Instructions to follow
Write out the material exactly, leaving every picture behind.

Collected material
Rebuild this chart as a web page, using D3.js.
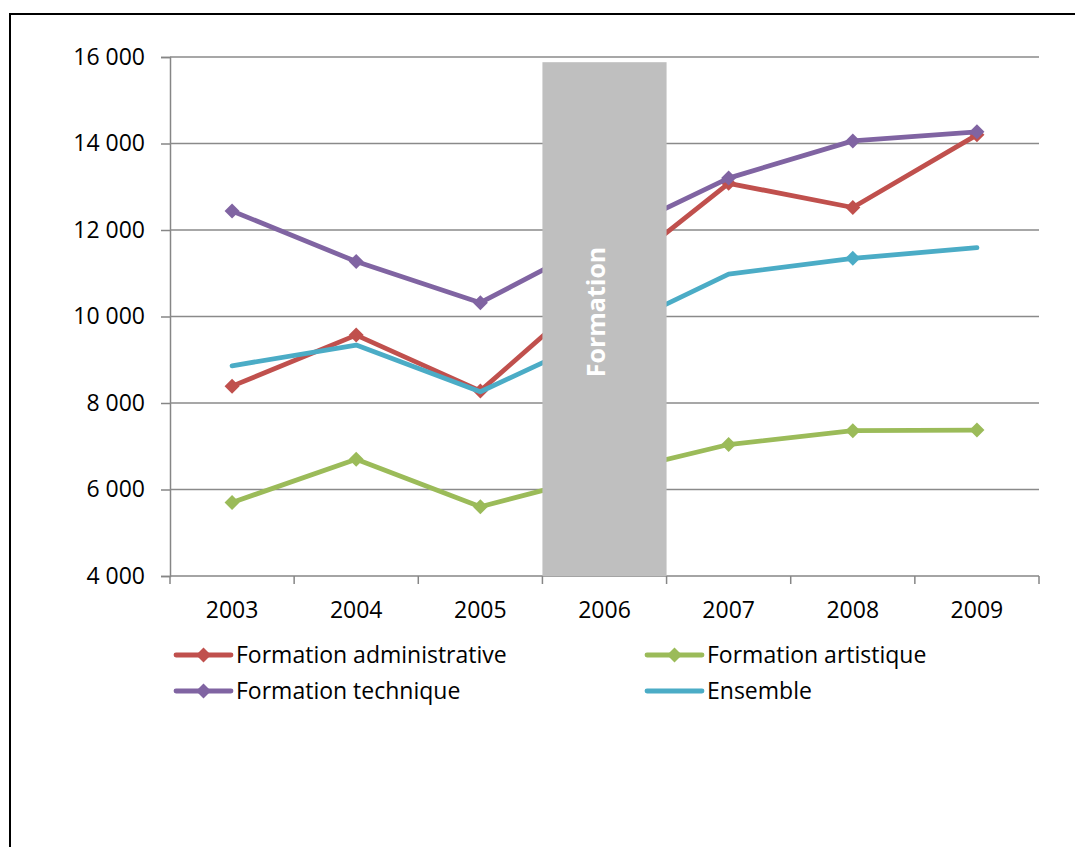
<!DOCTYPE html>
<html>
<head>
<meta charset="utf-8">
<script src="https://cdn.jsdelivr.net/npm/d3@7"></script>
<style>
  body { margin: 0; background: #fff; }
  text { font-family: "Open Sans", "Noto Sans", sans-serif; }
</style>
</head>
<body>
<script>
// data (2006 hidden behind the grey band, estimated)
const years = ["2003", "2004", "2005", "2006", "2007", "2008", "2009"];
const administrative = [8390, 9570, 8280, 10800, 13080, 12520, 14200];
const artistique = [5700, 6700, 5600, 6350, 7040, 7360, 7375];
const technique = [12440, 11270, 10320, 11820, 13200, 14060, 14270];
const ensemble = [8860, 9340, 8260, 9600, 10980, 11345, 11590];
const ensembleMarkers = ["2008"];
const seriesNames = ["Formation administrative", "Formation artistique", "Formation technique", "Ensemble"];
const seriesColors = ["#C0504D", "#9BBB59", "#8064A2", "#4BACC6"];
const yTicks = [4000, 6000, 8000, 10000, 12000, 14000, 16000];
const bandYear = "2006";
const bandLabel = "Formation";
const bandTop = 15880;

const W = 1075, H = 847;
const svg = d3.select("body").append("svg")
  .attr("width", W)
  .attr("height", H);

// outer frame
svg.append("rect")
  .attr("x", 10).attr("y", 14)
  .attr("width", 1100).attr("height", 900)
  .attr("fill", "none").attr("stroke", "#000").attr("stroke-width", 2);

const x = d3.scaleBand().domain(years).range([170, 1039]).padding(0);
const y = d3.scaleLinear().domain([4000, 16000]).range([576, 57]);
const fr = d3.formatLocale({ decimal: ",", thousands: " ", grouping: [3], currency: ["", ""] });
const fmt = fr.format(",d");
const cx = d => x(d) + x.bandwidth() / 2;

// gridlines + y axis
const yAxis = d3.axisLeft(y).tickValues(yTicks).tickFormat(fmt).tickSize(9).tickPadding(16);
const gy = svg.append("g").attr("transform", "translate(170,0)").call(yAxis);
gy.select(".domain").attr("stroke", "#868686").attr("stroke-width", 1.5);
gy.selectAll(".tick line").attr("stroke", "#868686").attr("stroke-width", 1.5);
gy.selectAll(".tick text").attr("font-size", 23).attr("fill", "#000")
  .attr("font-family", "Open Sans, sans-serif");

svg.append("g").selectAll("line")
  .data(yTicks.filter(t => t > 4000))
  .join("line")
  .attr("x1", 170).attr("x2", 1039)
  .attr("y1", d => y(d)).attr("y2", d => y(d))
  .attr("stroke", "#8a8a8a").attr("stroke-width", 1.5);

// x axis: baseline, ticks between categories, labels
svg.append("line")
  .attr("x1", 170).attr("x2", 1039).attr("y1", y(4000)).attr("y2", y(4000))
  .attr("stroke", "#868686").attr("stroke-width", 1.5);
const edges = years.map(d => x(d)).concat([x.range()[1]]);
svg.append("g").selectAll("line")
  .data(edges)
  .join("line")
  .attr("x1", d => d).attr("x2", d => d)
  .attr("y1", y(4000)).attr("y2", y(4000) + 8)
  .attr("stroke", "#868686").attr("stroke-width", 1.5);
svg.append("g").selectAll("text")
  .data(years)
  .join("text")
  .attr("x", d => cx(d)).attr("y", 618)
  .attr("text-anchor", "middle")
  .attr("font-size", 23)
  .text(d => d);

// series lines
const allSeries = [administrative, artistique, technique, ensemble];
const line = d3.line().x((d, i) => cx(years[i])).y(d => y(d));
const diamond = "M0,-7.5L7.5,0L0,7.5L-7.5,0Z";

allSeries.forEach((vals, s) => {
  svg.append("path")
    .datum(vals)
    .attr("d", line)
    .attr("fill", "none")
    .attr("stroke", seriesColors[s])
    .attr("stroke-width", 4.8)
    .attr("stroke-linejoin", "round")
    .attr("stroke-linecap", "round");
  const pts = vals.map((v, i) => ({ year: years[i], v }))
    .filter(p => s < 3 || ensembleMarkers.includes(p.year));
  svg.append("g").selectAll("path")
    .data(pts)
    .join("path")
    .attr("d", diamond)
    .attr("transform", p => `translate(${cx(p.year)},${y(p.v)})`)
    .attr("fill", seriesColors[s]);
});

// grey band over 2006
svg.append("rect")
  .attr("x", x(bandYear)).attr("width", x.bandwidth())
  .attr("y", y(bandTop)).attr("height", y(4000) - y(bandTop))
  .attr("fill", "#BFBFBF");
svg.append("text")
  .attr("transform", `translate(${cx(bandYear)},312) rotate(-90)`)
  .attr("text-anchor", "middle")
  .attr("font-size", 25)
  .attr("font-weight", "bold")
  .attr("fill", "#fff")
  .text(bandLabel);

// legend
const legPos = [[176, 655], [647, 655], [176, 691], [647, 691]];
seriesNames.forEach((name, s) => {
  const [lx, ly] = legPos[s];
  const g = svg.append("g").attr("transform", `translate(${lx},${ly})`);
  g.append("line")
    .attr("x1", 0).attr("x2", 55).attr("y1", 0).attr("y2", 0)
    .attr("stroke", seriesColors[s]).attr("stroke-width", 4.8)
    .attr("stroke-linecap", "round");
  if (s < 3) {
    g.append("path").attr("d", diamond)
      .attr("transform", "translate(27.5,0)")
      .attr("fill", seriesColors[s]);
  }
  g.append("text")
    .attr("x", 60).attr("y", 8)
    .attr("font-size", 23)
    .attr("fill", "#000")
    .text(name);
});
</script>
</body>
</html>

Final result
Rebuild this chart as a web page, using D3.js.
<!DOCTYPE html>
<html>
<head>
<meta charset="utf-8">
<script src="https://cdn.jsdelivr.net/npm/d3@7"></script>
<style>
  body { margin: 0; background: #fff; }
  text { font-family: "Open Sans", "Noto Sans", sans-serif; }
</style>
</head>
<body>
<script>
// data (2006 hidden behind the grey band, estimated)
const years = ["2003", "2004", "2005", "2006", "2007", "2008", "2009"];
const administrative = [8390, 9570, 8280, 10800, 13080, 12520, 14200];
const artistique = [5700, 6700, 5600, 6350, 7040, 7360, 7375];
const technique = [12440, 11270, 10320, 11820, 13200, 14060, 14270];
const ensemble = [8860, 9340, 8260, 9600, 10980, 11345, 11590];
const ensembleMarkers = ["2008"];
const seriesNames = ["Formation administrative", "Formation artistique", "Formation technique", "Ensemble"];
const seriesColors = ["#C0504D", "#9BBB59", "#8064A2", "#4BACC6"];
const yTicks = [4000, 6000, 8000, 10000, 12000, 14000, 16000];
const bandYear = "2006";
const bandLabel = "Formation";
const bandTop = 15880;

const W = 1075, H = 847;
const svg = d3.select("body").append("svg")
  .attr("width", W)
  .attr("height", H);

// outer frame
svg.append("rect")
  .attr("x", 10).attr("y", 14)
  .attr("width", 1100).attr("height", 900)
  .attr("fill", "none").attr("stroke", "#000").attr("stroke-width", 2);

const x = d3.scaleBand().domain(years).range([170, 1039]).padding(0);
const y = d3.scaleLinear().domain([4000, 16000]).range([576, 57]);
const fr = d3.formatLocale({ decimal: ",", thousands: " ", grouping: [3], currency: ["", ""] });
const fmt = fr.format(",d");
const cx = d => x(d) + x.bandwidth() / 2;

// gridlines + y axis
const yAxis = d3.axisLeft(y).tickValues(yTicks).tickFormat(fmt).tickSize(9).tickPadding(16);
const gy = svg.append("g").attr("transform", "translate(170,0)").call(yAxis);
gy.select(".domain").attr("stroke", "#868686").attr("stroke-width", 1.5);
gy.selectAll(".tick line").attr("stroke", "#868686").attr("stroke-width", 1.5);
gy.selectAll(".tick text").attr("font-size", 23).attr("fill", "#000")
  .attr("font-family", "Open Sans, sans-serif");

svg.append("g").selectAll("line")
  .data(yTicks.filter(t => t > 4000))
  .join("line")
  .attr("x1", 170).attr("x2", 1039)
  .attr("y1", d => y(d)).attr("y2", d => y(d))
  .attr("stroke", "#8a8a8a").attr("stroke-width", 1.5);

// x axis: baseline, ticks between categories, labels
svg.append("line")
  .attr("x1", 170).attr("x2", 1039).attr("y1", y(4000)).attr("y2", y(4000))
  .attr("stroke", "#868686").attr("stroke-width", 1.5);
const edges = years.map(d => x(d)).concat([x.range()[1]]);
svg.append("g").selectAll("line")
  .data(edges)
  .join("line")
  .attr("x1", d => d).attr("x2", d => d)
  .attr("y1", y(4000)).attr("y2", y(4000) + 8)
  .attr("stroke", "#868686").attr("stroke-width", 1.5);
svg.append("g").selectAll("text")
  .data(years)
  .join("text")
  .attr("x", d => cx(d)).attr("y", 618)
  .attr("text-anchor", "middle")
  .attr("font-size", 23)
  .text(d => d);

// series lines
const allSeries = [administrative, artistique, technique, ensemble];
const line = d3.line().x((d, i) => cx(years[i])).y(d => y(d));
const diamond = "M0,-7.5L7.5,0L0,7.5L-7.5,0Z";

allSeries.forEach((vals, s) => {
  svg.append("path")
    .datum(vals)
    .attr("d", line)
    .attr("fill", "none")
    .attr("stroke", seriesColors[s])
    .attr("stroke-width", 4.8)
    .attr("stroke-linejoin", "round")
    .attr("stroke-linecap", "round");
  const pts = vals.map((v, i) => ({ year: years[i], v }))
    .filter(p => s < 3 || ensembleMarkers.includes(p.year));
  svg.append("g").selectAll("path")
    .data(pts)
    .join("path")
    .attr("d", diamond)
    .attr("transform", p => `translate(${cx(p.year)},${y(p.v)})`)
    .attr("fill", seriesColors[s]);
});

// grey band over 2006
svg.append("rect")
  .attr("x", x(bandYear)).attr("width", x.bandwidth())
  .attr("y", y(bandTop)).attr("height", y(4000) - y(bandTop))
  .attr("fill", "#BFBFBF");
svg.append("text")
  .attr("transform", `translate(${cx(bandYear)},312) rotate(-90)`)
  .attr("text-anchor", "middle")
  .attr("font-size", 25)
  .attr("font-weight", "bold")
  .attr("fill", "#fff")
  .text(bandLabel);

// legend
const legPos = [[176, 655], [647, 655], [176, 691], [647, 691]];
seriesNames.forEach((name, s) => {
  const [lx, ly] = legPos[s];
  const g = svg.append("g").attr("transform", `translate(${lx},${ly})`);
  g.append("line")
    .attr("x1", 0).attr("x2", 55).attr("y1", 0).attr("y2", 0)
    .attr("stroke", seriesColors[s]).attr("stroke-width", 4.8)
    .attr("stroke-linecap", "round");
  if (s < 3) {
    g.append("path").attr("d", diamond)
      .attr("transform", "translate(27.5,0)")
      .attr("fill", seriesColors[s]);
  }
  g.append("text")
    .attr("x", 60).attr("y", 8)
    .attr("font-size", 23)
    .attr("fill", "#000")
    .text(name);
});
</script>
</body>
</html>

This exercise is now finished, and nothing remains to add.